Sriman T. Krishnamacharya (1888 – 1989)
“Teach what is inside you. Not as it applies to you, to yourself, but as it applies to the other.”
– T. Krishnamacharya
Widely acknowledged for being the father of modern postural yoga. However, the credit for the popularity of today’s yoga goes to his foremost students, who were not more than half a dozen in number.
Three of his most prominent students were:
- His son TKV Desikachar, who researched and elaborated on the practice of ‘Viniyoga’ (meaning; appropriate application).
- His brother-in-law, BKS Iyengar, the remarkable yoga teacher who became a master in his own right.
- His pupil Sri K Pattabhi Jois, worldwide renowned for having popularised the practice of ‘Astanga Yoga’ (the eight limbs path)
Krishnamacharya was a scholar, healer, and a yoga teacher; he studied Sanskrit, logic, the six darshan (the six traditional philosophical systems) and Ayurveda.
In addition, he lived at the foot of Mt Kailash (in the Himalayas) for 7 years. Here he studied, Asanas, Pranayama, the Yoga Sutra of Patanjali (the foundational text on yoga practice) and the therapeutic use of yoga.
At the end of his stay, his teacher, [Ramamohana Brahmachari], instructed him to return to his home in Mysore, to lead a household life and teach yoga.
In the words of BKS Iyengar;
- T. Krishnamacharya was gifted and talented with a very high intellectual calibre, powerful physical prowess and an unfaltering memory.
- He was a master of Ayurveda; he used to prepare medicine with herbs and oil, such as lehyams and tailam, which were very effective on his patients.
- He could create Sanskrt stanzas on the spot. He was a kavi – a poet. The instant creation of slokas and stanzas (Shigra-kavita) was in his blood (meaning; it was ingrained in his body).

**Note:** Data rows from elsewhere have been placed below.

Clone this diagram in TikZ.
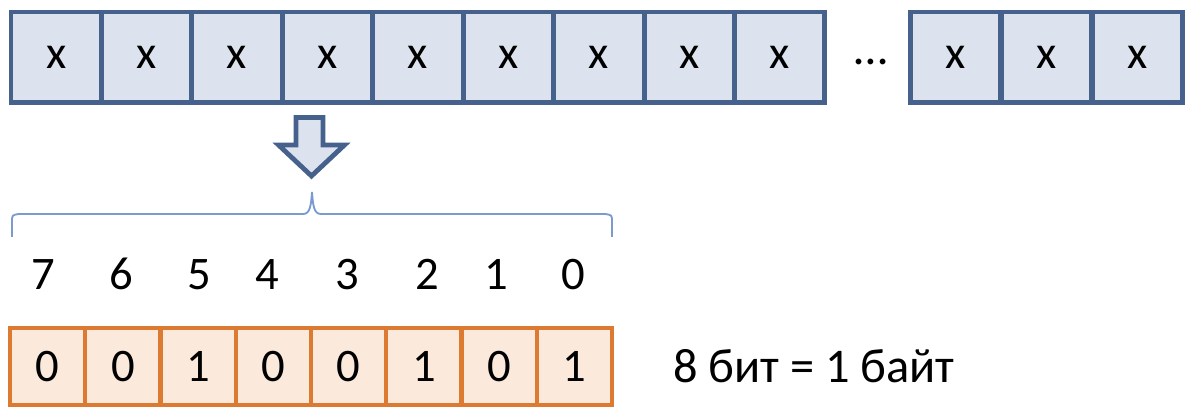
\documentclass[tikz,border=0pt]{standalone}
\usepackage{fontspec}
\setmainfont{Carlito}
\definecolor{bluestroke}{HTML}{46618C}
\definecolor{bluefill}{HTML}{DCE3EF}
\definecolor{orangestroke}{HTML}{DD7A32}
\definecolor{orangefill}{HTML}{FBEADB}
\definecolor{bracecol}{HTML}{7B9BD0}
\tikzset{
  every node/.style={font=\fontsize{35}{42}\selectfont, inner sep=0pt, outer sep=0pt},
  xcell/.style={draw=bluestroke, fill=bluefill, line width=3.7pt, minimum width=67.8pt, minimum height=68.2pt},
  bitcell/.style={draw=orangestroke, fill=orangefill, line width=3.3pt, minimum width=56.4pt, minimum height=57.8pt},
  blockarrow/.style={draw=bluestroke, fill=bluefill, line width=3.6pt, line join=miter},
  bracestyle/.style={draw=bracecol, line width=1.4pt},
  numlabel/.style={anchor=base}
}
\begin{document}
\begin{tikzpicture}[x=0.75pt, y=-0.75pt]
\useasboundingbox (0,0) rectangle (1196,416);
% top row, first group
\foreach \i in {0,...,8} {
  \node[xcell] (a\i) at ({11+45.22+90.44*\i},57.5) {x};
}
\node (dots) at (871,62) {\fontsize{36}{42}\selectfont …};
\foreach \i in {0,1,2} {
  \node[xcell] (b\i) at ({910+45.5+91*\i},57.5) {x};
}
% block arrow
\draw[blockarrow] (296,117.5) -- (323,117.5) -- (323,145) -- (344.5,145) -- (311.5,176) -- (278.5,145) -- (296,145) -- cycle;
% brace
\coordinate (bl) at (12,237);
\coordinate (br) at (612,237);
\coordinate (btip) at (312,192);
\draw[bracestyle] (bl) -- (12,222) .. controls (12,215) .. (19,214) -- (303,214)
  .. controls (310,214) and (311,206) .. (btip)
  .. controls (313,206) and (314,214) .. (321,214) -- (605,214)
  .. controls (612,215) .. (612,222) -- (br);
% bit numbers
\node[numlabel] (n7) at (43,290) {7};
\node[numlabel] (n6) at (121,290) {6};
\node[numlabel] (n5) at (199,290) {5};
\node[numlabel] (n4) at (267,290) {4};
\node[numlabel] (n3) at (347,290) {3};
\node[numlabel] (n2) at (427,290) {2};
\node[numlabel] (n1) at (496,290) {1};
\node[numlabel] (n0) at (573,290) {0};
% bits
\foreach \v [count=\i from 0] in {0,0,1,0,0,1,0,1} {
  \node[bitcell] (c\i) at ({10+37.625+75.25*\i},366.5) {\v};
}
\node[anchor=base west, font=\fontsize{36.3}{42}\selectfont] (label) at (673,383) {8 бит = 1 байт};
\end{tikzpicture}
\end{document}
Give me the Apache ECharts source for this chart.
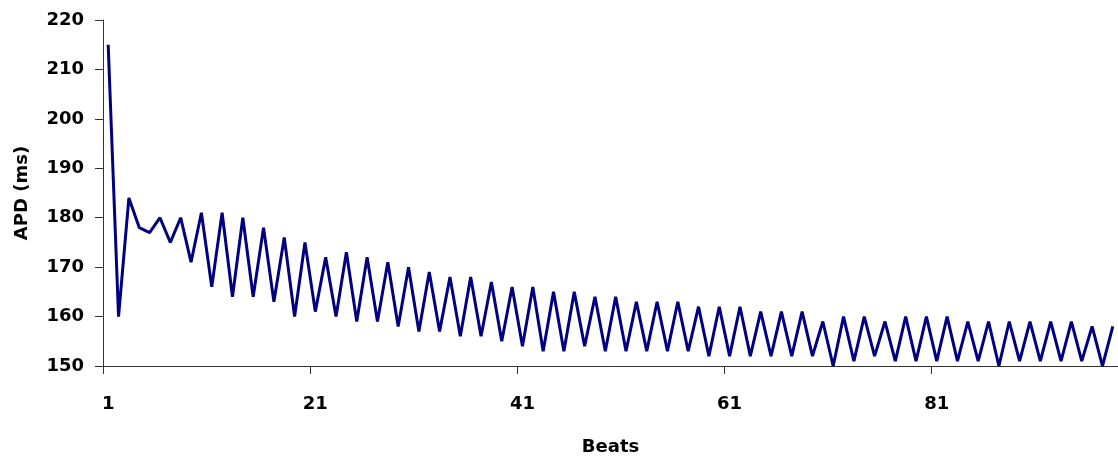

- He was an expert in Vastu Sastra – the science of scientific and aesthetic architecture, and Jyotisya Sastra – the science of astrology.
- He was a first-class gardener, any seed he would sow and by his magical touch the plant would flourish.
- The Maharaja de Mysore gave him the recognition of Asthana Vidvan – the intelligentsia of the palace.
Krishnamacharya had a versatile personality, his moods and modes were difficult to comprehend and often unpredictable. It was an enormous task to approach him or to argue with him at his level. He was a hard taskmaster who would not tolerate any compromise or slackness with precision. This high calibre intelligence, scholarly background, fiery eyes, well-built physique and strong personality paradoxically isolated him.
Irony of fate
After following his Gurus´ wish and getting married, (and before a broader recognition of his knowledge and capacity), T. Krishnamacharya got a job on a coffee plantation in Karnataka. He used to dress differently, wearing half pants and half sleeve shirts, socks and shoes a hat on his head and a stick in his hand.
It was unimaginable to see a man dressed in such a manner (meaning; he was dressed like a simple worker) who had studied the Sad-darsanas, with titles like Samkyayoga-Sikhami, Veda-kesari etc…
But destiny had played its trick even on him and he had to work in a coffee plantation.